**Stored data:**

## START

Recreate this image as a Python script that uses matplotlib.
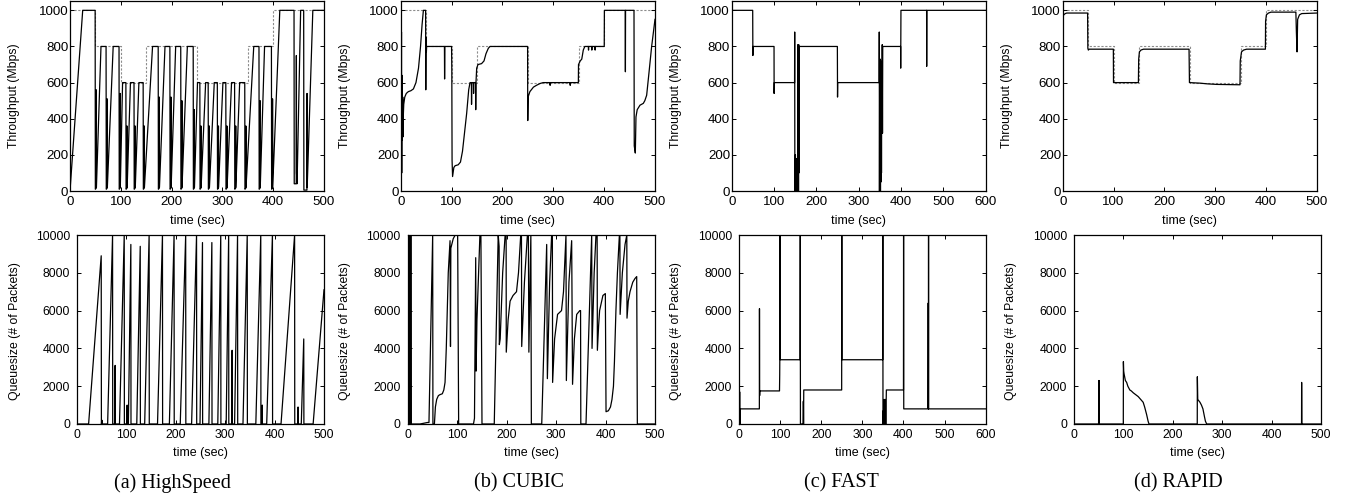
import matplotlib
matplotlib.use('Agg')
import matplotlib.pyplot as plt

plt.rcParams['font.family'] = ['Liberation Sans', 'DejaVu Sans']

W, H = 1351, 500

# available bandwidth (dashed step line)
bw_edges = [0, 50, 100, 150, 250, 350, 400, 500]
bw_levels = [1000, 800, 600, 800, 600, 800, 1000]

# (a) HighSpeed throughput
hs_tput_t = [0, 25, 49.5,
             49.9, 51.5, 51.7, 52.0, 61, 71,
             71.4, 73, 73.2, 73.5, 85, 96.5,
             96.9, 98.5, 98.7, 99, 103.5, 110,
             110.4, 112, 112.2, 112.5, 119, 126,
             126.4, 128, 128.2, 128.5, 135.6, 144,
             144.4, 146, 146.2, 146.5, 162.5, 173.6,
             174, 175.6, 175.8, 176.1, 187, 196.6,
             197, 198.6, 198.8, 199.1, 208, 218,
             218.4, 220, 220.2, 220.5, 231, 242.5,
             242.9, 244.5, 244.7, 245, 251, 255.6,
             256, 257.6, 257.8, 258.1, 267, 272,
             272.4, 274, 274.2, 274.5, 284, 290,
             290.4, 292, 292.2, 292.5, 301, 306.7,
             307.1, 308.7, 308.9, 309.2, 318, 324,
             324.4, 326, 326.2, 326.5, 334, 344,
             344.4, 346, 346.2, 346.5, 361.7, 372,
             372.4, 374, 374.2, 374.5, 383, 396.5,
             396.9, 398.5, 398.7, 399, 413, 441,
             441.4, 445.4, 445.6, 445.9, 447, 454, 460,
             460.4, 464, 466.4, 466.6, 466.9, 478, 500]
hs_tput_v = [0, 1000, 1000,
             10, 15, 560, 20, 800, 800,
             10, 15, 510, 20, 800, 800,
             10, 15, 540, 20, 600, 600,
             10, 15, 360, 20, 600, 600,
             10, 15, 360, 20, 600, 600,
             10, 15, 360, 20, 800, 800,
             10, 15, 520, 20, 800, 800,
             10, 15, 520, 20, 800, 800,
             10, 15, 500, 20, 800, 800,
             10, 15, 450, 20, 600, 600,
             10, 15, 360, 20, 600, 600,
             10, 15, 360, 20, 600, 600,
             10, 15, 360, 20, 600, 600,
             10, 15, 360, 20, 600, 600,
             10, 15, 360, 20, 600, 600,
             10, 15, 360, 20, 800, 800,
             10, 15, 500, 20, 800, 800,
             10, 15, 510, 20, 1000, 1000,
             40, 40, 750, 100, 40, 1000, 1000,
             5, 5, 5, 540, 20, 1000, 1000]

# (a) HighSpeed queue
hs_q_t = [0, 23.5, 49, 49.4, 50.5, 51,
          62, 72, 72.3, 76.5, 77.2, 77.5,
          86, 95.6, 95.9, 101, 101.5, 101.8,
          104, 109, 109.3, 121, 128, 128.3,
          137, 146, 146.3, 163, 173, 173.3,
          187, 196.5, 196.8, 209, 220, 220.3,
          232, 242, 242.3, 249, 254, 254.3,
          267, 273, 273.3, 285, 291, 291.3,
          302, 307, 307.3, 313.5, 314, 314.3,
          319, 325, 325.3, 336, 344.6, 344.9,
          362, 372, 372.3, 374.5, 375, 375.3,
          384, 395.6, 395.9, 413, 440.5, 440.8,
          447, 447.5, 447.8, 454, 459, 459.3,
          478, 500]
hs_q_v = [0, 0, 8900, 0, 200, 0,
          0, 10000, 0, 0, 3100, 0,
          0, 10000, 0, 0, 1000, 0,
          0, 9500, 0, 0, 9400, 0,
          0, 10000, 0, 0, 10000, 0,
          0, 10000, 0, 0, 10000, 0,
          0, 10000, 0, 0, 9600, 0,
          0, 9600, 0, 0, 10000, 0,
          0, 10000, 0, 0, 3900, 0,
          0, 10000, 0, 0, 10000, 0,
          0, 10000, 0, 0, 1000, 0,
          0, 10000, 0, 0, 10000, 0,
          0, 900, 0, 0, 4500, 0,
          0, 7100]

# (b) CUBIC throughput
cu_tput_t = [0, 0.5, 1.0, 1.5, 2.0, 2.6, 3.2, 4.0, 4.6, 5.3, 6.0, 8, 11, 15, 20, 25,
             30, 35, 39, 42, 44.6, 49, 49.3, 49.8, 50.5, 51, 86, 86.3, 86.8, 100,
             100.5, 101, 102, 104.5, 107, 113, 117.5, 121.5, 125.8, 129.7, 133.7, 136.3,
             139, 139.3, 139.7, 143, 143.3, 143.6, 147.2, 147.5, 148, 149.4, 152, 159,
             163.8, 167.7, 172.3, 175.6, 249.5, 249.8, 250.5, 254, 261, 267, 274, 280,
             293.5, 293.8, 294.1, 333, 333.3, 333.6, 349.3, 349.6, 353, 356, 359, 362,
             369, 369.3, 369.6, 375.5, 375.8, 376.1, 382, 382.3, 382.6, 400.2, 400.5,
             441.5, 441.8, 442.1, 458.7, 459.2, 460.2, 461.3, 462.6, 465, 470.5, 477,
             480, 483.6, 488, 493.4, 500]
cu_tput_v = [100, 890, 300, 880, 100, 640, 280, 520, 300, 430, 480, 520, 540, 550, 555, 565,
             600, 680, 800, 920, 1000, 1000, 560, 850, 770, 800, 800, 620, 800, 800,
             670, 170, 80, 130, 140, 145, 160, 220, 330, 430, 560, 600,
             600, 480, 600, 600, 540, 600, 600, 450, 600, 680, 700, 705,
             720, 760, 790, 800, 800, 390, 520, 550, 575, 585, 595, 600,
             600, 585, 600, 600, 585, 600, 600, 700, 720, 730, 780, 800,
             800, 780, 800, 800, 780, 800, 800, 780, 800, 800, 1000,
             1000, 660, 1000, 1000, 250, 230, 210, 410, 450, 475, 485,
             500, 530, 650, 800, 950]

# (b) CUBIC queue
cu_q_t = [0, 3, 3.3, 3.8, 6, 6.3, 6.8, 25, 40, 43, 50.5, 51, 54, 56, 58.6, 62, 65, 70,
          73, 75.5, 78, 82, 85.6, 86.5, 87.2, 92, 96, 101, 103, 133, 135, 137.5, 138.3,
          140, 146, 148, 149.7, 150.2, 175, 183, 184.8, 185.3, 187, 192, 197, 199,
          199.3, 203, 207, 213, 220, 224, 228.5, 230, 230.5, 236, 242, 244, 245, 249,
          250, 271, 281, 282.4, 287, 291, 292.5, 293, 297, 303, 311, 315, 320, 320.8,
          326, 331.5, 333.3, 337, 341.7, 348, 349.5, 350, 360.5, 372, 372.7, 377,
          380.7, 383, 383.5, 386, 388, 394.7, 399.6, 401, 405.7, 410, 413, 416, 418,
          421, 424, 428, 429, 429.5, 434, 439.4, 443, 443.4, 446, 449.5, 455, 459.6,
          463, 464.3, 500]
cu_q_v = [0, 0, 10000, 0, 0, 10000, 0, 0, 80, 80, 10000, 0, 0, 900, 1300, 1500, 1550, 1600,
          1800, 2200, 4000, 8000, 9700, 4100, 9300, 9800, 10000, 10000, 0, 0, 300, 8800, 2800,
          5500, 10000, 10000, 2400, 0, 0, 10000, 9400, 4200, 4500, 8000, 10000, 10000,
          3800, 5500, 6500, 6800, 7000, 8000, 10000, 10000, 4100, 7500, 10000, 10000, 3800, 10000,
          0, 0, 9500, 2400, 7500, 10000, 10000, 2200, 4500, 5800, 6000, 7000, 10000, 2300,
          7500, 9700, 2100, 4500, 5800, 6000, 6000, 0, 0, 10000, 4000, 8000,
          10000, 10000, 3900, 5200, 6000, 6800, 6900, 650, 700, 900, 1300, 2000, 3300,
          6000, 8000, 10000, 10000, 5800, 8000, 9500, 10000, 5600, 6500, 7000, 7500, 7700,
          7800, 0, 0]

# (c) FAST throughput
fa_tput_t = [0, 0.5, 1.0, 1.5, 2.2, 49.6, 50, 50.4, 100, 100.2, 100.6, 148.5, 148.8,
             149.2, 150, 150.5, 151, 152, 152.5, 156, 156.3, 156.8, 157.3, 157.8, 158.3,
             158.8, 159.3, 160, 249.6, 250, 250.4, 348.3, 348.6, 349, 349.6, 350.2, 350.8,
             351.4, 352, 352.6, 353.2, 353.8, 354.4, 355, 355.6, 356.2, 356.8, 357.5, 399,
             399.2, 399.8, 460.4, 460.6, 461, 600]
fa_tput_v = [0, 1000, 150, 1000, 1000, 1000, 750, 800, 800, 540, 600, 600, 880,
             0, 0, 200, 0, 180, 0, 0, 810, 0, 800, 0, 810,
             100, 800, 800, 800, 520, 600, 600, 880, 0, 700, 0, 730,
             0, 720, 50, 700, 100, 650, 330, 810, 320, 800, 800, 800,
             680, 1000, 1000, 690, 1000, 1000]

# (c) FAST queue
fa_q_t = [0, 0.4, 1, 1.6, 2.2, 3, 49.5, 49.8, 50.2, 50.6, 98.5, 99, 99.5, 100, 100.5,
          148.4, 149, 149.4, 156, 156.5, 157, 157.5, 249.7, 250, 250.4, 349.5, 349.8,
          350.2, 351, 351.8, 353, 354, 356, 357, 358.4, 400, 400.3, 400.7, 460, 460.3,
          460.6, 461, 461.3, 600]
fa_q_v = [0, 1700, 0, 1700, 0, 800, 800, 6100, 1500, 1750, 1750, 2600, 4300, 10000, 3400,
          3400, 10000, 0, 0, 1200, 0, 1800, 1800, 10000, 3400, 3400, 10000,
          0, 700, 0, 1300, 0, 1300, 0, 1800, 1800, 10000, 800, 800, 6400,
          800, 10000, 800, 800]

# (d) RAPID throughput
ra_tput_t = [0, 2, 5, 8, 49, 49.5, 50.5, 52, 99.7, 100, 149, 149.6, 151, 154, 159, 248.7,
             249.5, 270, 285, 303, 349, 349.5, 352, 356, 362, 399, 399.4, 401, 405, 410,
             459, 460, 461.3, 462.5, 466, 470.5, 500]
ra_tput_v = [960, 975, 982, 985, 985, 790, 780, 785, 785, 600, 600, 730, 770, 780, 785, 785,
             600, 597, 593, 590, 588, 720, 770, 780, 785, 785, 940, 975, 985, 990,
             990, 880, 770, 950, 975, 982, 985]

# (d) RAPID queue
ra_q_t = [0, 49.8, 50, 50.4, 50.8, 51.2, 99.8, 100, 100.6, 101.4, 102.5, 104, 106.6, 109,
          113, 116, 120, 125, 130, 135, 140, 143, 147, 150, 151.8, 249.5, 249.7, 250.5,
          252, 255, 258, 261, 264, 266, 268.6, 460.6, 460.8, 461.2, 500]
ra_q_v = [0, 0, 2300, 0, 2300, 0, 0, 3300, 2800, 2650, 2500, 2300, 2200, 2000,
          1800, 1750, 1650, 1550, 1450, 1300, 1150, 900, 500, 150, 0, 0, 2500, 1300,
          1250, 1150, 1000, 800, 400, 150, 0, 0, 2200, 0, 0]

fig = plt.figure(figsize=(W / 100, H / 100), dpi=100)


def make_axes(x0, x1, y0, y1):
    return fig.add_axes([x0 / W, 1 - y1 / H, (x1 - x0) / W, (y1 - y0) / H])


def style(ax, xmax, ymax, yticks, labelsize, ypad):
    ax.set_xlim(0, xmax)
    ax.set_ylim(0, ymax)
    ax.set_xticks(range(0, xmax + 1, 100))
    ax.set_yticks(yticks)
    ax.tick_params(direction='in', top=True, right=True, length=3, width=0.7,
                   labelsize=labelsize)
    ax.tick_params(axis='y', pad=ypad)
    ax.tick_params(axis='x', pad=3.5)
    for s in ax.spines.values():
        s.set_linewidth(0.9)


tput = [(hs_tput_t, hs_tput_v, 500, True), (cu_tput_t, cu_tput_v, 500, True),
        (fa_tput_t, fa_tput_v, 600, False), (ra_tput_t, ra_tput_v, 500, True)]
queue = [(hs_q_t, hs_q_v, 500), (cu_q_t, cu_q_v, 500),
         (fa_q_t, fa_q_v, 600), (ra_q_t, ra_q_v, 500)]

top_rects = [(70, 324), (400.7, 655), (731.7, 985.7), (1062.7, 1316.7)]
bot_rects = [(77, 324), (407.7, 655), (739, 985.7), (1074, 1321)]
top_ylab_x = [14, 345, 675.7, 1007]
bot_ylab_x = [15, 345, 675.7, 1010.7]
captions = ['(a) HighSpeed', '(b) CUBIC', '(c) FAST', '(d) RAPID']
cap_x = [172, 519, 841, 1178]

for i in range(4):
    t, v, xmax, dashed = tput[i]
    x0, x1 = top_rects[i]
    ax = make_axes(x0, x1, 1.3, 191)
    if dashed:
        ax.stairs(bw_levels, bw_edges, baseline=None, color='#8c8c8c', lw=0.8,
                  linestyle=(0, (2, 1.5)), zorder=1)
    ax.plot(t, v, color='black', lw=0.9, zorder=2)
    style(ax, xmax, 1050, range(0, 1001, 200), 9.6, 1.2)
    fig.text((x0 + x1) / 2 / W, 1 - 221 / H, 'time (sec)', ha='center', va='center',
             fontsize=9)
    fig.text(top_ylab_x[i] / W, 1 - 96 / H, 'Throughput (Mbps)', rotation=90,
             ha='center', va='center', fontsize=8.8)

    t, v, xmax = queue[i]
    x0, x1 = bot_rects[i]
    ax = make_axes(x0, x1, 235, 424)
    ax.plot(t, v, color='black', lw=0.9)
    style(ax, xmax, 10000, range(0, 10001, 2000), 8.8, 5)
    fig.text((x0 + x1) / 2 / W, 1 - 453 / H, 'time (sec)', ha='center', va='center',
             fontsize=9)
    fig.text(bot_ylab_x[i] / W, 1 - 331 / H, 'Queuesize (# of Packets)', rotation=90,
             ha='center', va='center', fontsize=8.8)

    fig.text(cap_x[i] / W, 1 - 483 / H, captions[i], ha='center', va='center',
             fontsize=14.5, family='Liberation Serif')

fig.savefig('out.png', dpi=100)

## END

**Directive:** Up to and including the line with "bw_levels = [1000, 800, 600, 800, 600, 800, 1000]", copy the data above from its first line. Skip pictures.

**Exercise solution:**
Recreate this image as a Python script that uses matplotlib.
import matplotlib
matplotlib.use('Agg')
import matplotlib.pyplot as plt

plt.rcParams['font.family'] = ['Liberation Sans', 'DejaVu Sans']

W, H = 1351, 500

# available bandwidth (dashed step line)
bw_edges = [0, 50, 100, 150, 250, 350, 400, 500]
bw_levels = [1000, 800, 600, 800, 600, 800, 1000]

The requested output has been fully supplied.